# swisher plow set up question



## tnmtn (Nov 10, 2008)

i just got the swisher multi tool attachment system and a swisher snow plow. i have the attachment system installed on the 4 wheeler but my problem comes with attaching the blade. i got the first piece on no problem but the part that allows you to angle the plow is tunring into a problem. it seems the clip that locks in the angle on the shaft isn't fitting in the slots to allow me to slide the part all the way onto the shaft. has anyone else had this problem or no of a quick fix. any help would be appreciated.


----------



## Louiso (Feb 10, 2010)

i dont know what that is but if you post a pic maybe i can help


----------



## tnmtn (Nov 10, 2008)

when all ese fail find the directions. read them and plow is on. next will be rigging something to mount the winch to. looking forward to the finished product tomorrow.


----------



## Viperjry (Jan 18, 2008)

tnmtn;999330 said:


> when all ese fail find the directions. read them and plow is on. next will be rigging something to mount the winch to. looking forward to the finished product tomorrow.

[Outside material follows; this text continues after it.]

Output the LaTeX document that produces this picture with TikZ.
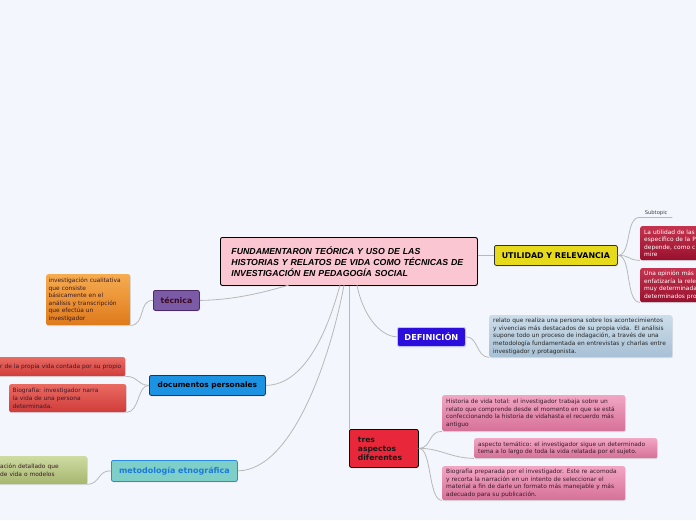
\documentclass[tikz,border=0pt]{standalone}
\usepackage{fontspec}
\setmainfont{DejaVu Sans}
\newfontfamily\arialf{Liberation Sans}
\usetikzlibrary{shadows}
\definecolor{bgc}{HTML}{F3F6FD}
\definecolor{conn}{HTML}{B8B8B8}
\definecolor{cenfill}{HTML}{F9C6D1}
\definecolor{tecfill}{HTML}{7C5BA6}
\definecolor{tecdraw}{HTML}{4A2A6A}
\definecolor{tectext}{HTML}{3B0A22}
\definecolor{orTop}{HTML}{F6AC50}
\definecolor{orBot}{HTML}{DE7A1C}
\definecolor{docfill}{HTML}{1B92E2}
\definecolor{rdTop}{HTML}{EA6A62}
\definecolor{rdBot}{HTML}{D03C3A}
\definecolor{metfill}{HTML}{7DCFC8}
\definecolor{metdraw}{HTML}{2C8BE0}
\definecolor{mettext}{HTML}{1C7AD8}
\definecolor{grTop}{HTML}{CEDBA2}
\definecolor{grBot}{HTML}{A6B66E}
\definecolor{utfill}{HTML}{E6DA1A}
\definecolor{drTop}{HTML}{C4344E}
\definecolor{drBot}{HTML}{98102E}
\definecolor{deffill}{HTML}{2C0EDC}
\definecolor{dbTop}{HTML}{CCDDEA}
\definecolor{dbBot}{HTML}{A8C0D4}
\definecolor{tresfill}{HTML}{E8283A}
\definecolor{pkTop}{HTML}{F2A6C4}
\definecolor{pkBot}{HTML}{D67096}
\definecolor{smalltext}{HTML}{3A1A28}
\tikzset{
  base/.style={anchor=north west, rounded corners=2pt, inner ysep=0pt,
    drop shadow={opacity=0.22, shadow xshift=0.6pt, shadow yshift=-1pt}},
  topic/.style={base, line width=0.8pt, font=\fontsize{7.4}{8.5}\selectfont\bfseries, align=center},
  leaf/.style={base, draw=none, inner xsep=4pt, align=left,
    font=\fontsize{5.9}{7.6}\selectfont},
  conn/.style={draw=conn, line width=0.8pt},
}
\begin{document}
\begin{tikzpicture}[x=1pt,y=-1pt]
\useasboundingbox[fill=bgc] (0,0) rectangle (696,520);

% anchor points on the central topic
\coordinate (ctec) at (289,285);
\coordinate (cdoc) at (340,285);
\coordinate (cmet) at (344,285);
\coordinate (ctres) at (349,285);
\coordinate (cdef) at (357,285);

\draw[conn] (ctres) -- (349,429) coordinate (tresnw);

% central
\node[base, draw=black, line width=0.9pt, fill=cenfill, minimum width=257, minimum height=48,
  text width=235, inner xsep=11pt, align=left,
  font=\arialf\fontsize{8.75}{11}\selectfont\bfseries\itshape] (cen) at (220,237)
  {FUNDAMENTARON TEÓRICA Y USO DE LAS\\HISTORIAS Y RELATOS DE VIDA COMO TÉCNICAS DE\\INVESTIGACIÓN EN PEDAGOGÍA SOCIAL};

% técnica
\node[topic, draw=tecdraw, fill=tecfill, text=tectext, minimum width=46, minimum height=20,
  font=\fontsize{7.8}{9}\selectfont\bfseries] (tec) at (153,290) {técnica};
\node[leaf, top color=orTop, bottom color=orBot, minimum width=84, minimum height=51, text width=79,
  text=smalltext, inner xsep=2.5pt] (ora) at (46,274)
  {investigación cualitativa\\que consiste\\básicamente en el\\análisis y transcripción\\que efectúa un\\investigador};

% documentos personales
\node[topic, draw=black!80, fill=docfill, text=black, minimum width=116, minimum height=20] (doc) at (149,375) {documentos personales};
\node[leaf, top color=rdTop, bottom color=rdBot, minimum width=128, minimum height=19, text width=122,
  text=smalltext, inner xsep=3pt] (red1) at (-3,357)
  {r de la propia vida contada por su propio};
\node[leaf, top color=rdTop, bottom color=rdBot, minimum width=117, minimum height=28, text width=110,
  text=smalltext, inner xsep=3.5pt] (red2) at (9,384)
  {Biografía: investigador narra\\la vida de una persona\\determinada.};

% metodología etnográfica
\node[topic, draw=metdraw, fill=metfill, text=mettext, minimum width=126, minimum height=21,
  font=\fontsize{8}{9}\selectfont\bfseries] (met) at (111,460) {metodología etnográfica};
\node[leaf, top color=grTop, bottom color=grBot, minimum width=97, minimum height=28, text width=95,
  text=smalltext, inner xsep=1pt] (grn) at (-10,456)
  {\hspace*{9pt}ación detallado que\\\hspace*{9pt}de vida o modelos};

% UTILIDAD Y RELEVANCIA
\node[topic, draw=black!80, fill=utfill, text=black, minimum width=123, minimum height=20,
  font=\fontsize{7.9}{9}\selectfont\bfseries] (util) at (494,245) {UTILIDAD Y RELEVANCIA};
\node[anchor=north west, minimum width=32, minimum height=9, inner sep=0pt, text=black!75,
  font=\fontsize{5.2}{6}\selectfont] (sub) at (640,208) {Subtopic};
\node[leaf, top color=drTop, bottom color=drBot, minimum width=70, minimum height=34, text width=62,
  text=white] (dr1) at (640,226)
  {La utilidad de las\\específico de la P\\depende, como c\\mire};
\node[leaf, top color=drTop, bottom color=drBot, minimum width=70, minimum height=34, text width=62,
  text=white] (dr2) at (640,268)
  {Una opinión más\\enfatizaría la rele\\muy determinada\\determinados pro};

% DEFINICIÓN
\node[topic, draw=blue!25, fill=deffill, text=white, minimum width=68, minimum height=19,
  font=\fontsize{8.2}{9}\selectfont\bfseries] (def) at (397,327) {DEFINICIÓN};
\node[leaf, top color=dbTop, bottom color=dbBot, minimum width=183, minimum height=42, text width=175,
  text=black!85] (dbox) at (489,315)
  {relato que realiza una persona sobre los acontecimientos\\y vivencias más destacados de su propia vida. El análisis\\supone todo un proceso de indagación, a través de una\\metodología fundamentada en entrevistas y charlas entre\\investigador y protagonista.};

% tres aspectos diferentes
\node[topic, draw=black, fill=tresfill, text=black!90, minimum width=69, minimum height=38,
  text width=52, inner xsep=8.5pt, align=left, font=\fontsize{7.6}{9}\selectfont\bfseries] (tres) at (349,429)
  {tres\\aspectos\\diferentes};
\node[leaf, top color=pkTop, bottom color=pkBot, minimum width=183, minimum height=36, text width=175,
  text=smalltext] (pk1) at (442,395)
  {Historia de vida total: el investigador trabaja sobre un\\relato que comprende desde el momento en que se está\\confeccionando la historia de vidahasta el recuerdo más\\antiguo};
\node[leaf, top color=pkTop, bottom color=pkBot, minimum width=183, minimum height=20, text width=175,
  text=smalltext] (pk2) at (474,438)
  {aspecto temático: el investigador sigue un determinado\\tema a lo largo de toda la vida relatada por el sujeto.};
\node[leaf, top color=pkTop, bottom color=pkBot, minimum width=183, minimum height=34, text width=175,
  text=smalltext] (pk3) at (442,466)
  {Biografía preparada por el investigador. Este re acomoda\\y recorta la narración en un intento de seleccionar el\\material a fin de darle un formato más manejable y más\\adecuado para su publicación.};

% connectors
\draw[conn] (tec.east) .. controls (235,300) and (265,292) .. (ctec);
\draw[conn] (doc.east) .. controls (305,385) and (328,330) .. (cdoc);
\draw[conn] (met.east) .. controls (295,470) and (332,350) .. (cmet);
\draw[conn] (def.west) .. controls (378,336) and (362,312) .. (cdef);
\draw[conn] (cen.east |- util.west) -- (util.west);

\draw[conn] (tec.west) .. controls (138,300) and (146,325) .. (ora.south east);
\draw[conn] (doc.west) .. controls (137,385) and (138,376) .. (red1.south east);
\draw[conn] (doc.west) .. controls (137,385) and (140,412) .. (red2.south east);
\draw[conn] (met.west) .. controls (98,470) and (100,484) .. (grn.south east);

\draw[conn] (util.east) .. controls (632,255) and (625,217) .. (sub.south west) -- (sub.south east);
\draw[conn] (util.east) .. controls (630,255) and (627,260) .. (dr1.south west);
\draw[conn] (util.east) .. controls (632,255) and (625,302) .. (dr2.south west);

\draw[conn] (def.east) .. controls (478,336) and (476,357) .. (dbox.south west);

\draw[conn] (tres.east) .. controls (432,448) and (428,431) .. (pk1.south west);
\draw[conn] (tres.east) .. controls (440,448) and (450,458) .. (pk2.south west);
\draw[conn] (tres.east) .. controls (432,448) and (428,500) .. (pk3.south west);
\end{tikzpicture}
\end{document}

Post some pics once you get it finished.


----------



## Banksy (Aug 31, 2005)

I have the same plow. Grind out the slots so it fits in or something. It's a good plow. I like mine, but I hate the attachment. I didn't like how it bolted to the front a-arms and lost all suspension, so I made my own bracket that mounts to the frame underneath.


----------



## tnmtn (Nov 10, 2008)

i have everything together except mounting the winch. i have been plowing a couple small parking lots with a backhoe using the front bucket. i am hoping this will speed things up a bit. i have put the plow on a suzuki quad runner. it's only a 250 but i am hoping with the gearing it will do all right with the smaller snows we get here. i will be temporarily mounting the winch on a wooden mount. we have snow predicted for tonight and i couldn't find a winch mount for the quad locally. hopefully it will work in the meantime till i can get one here next week.
thanks for the help, this should be an adventure, lol


----------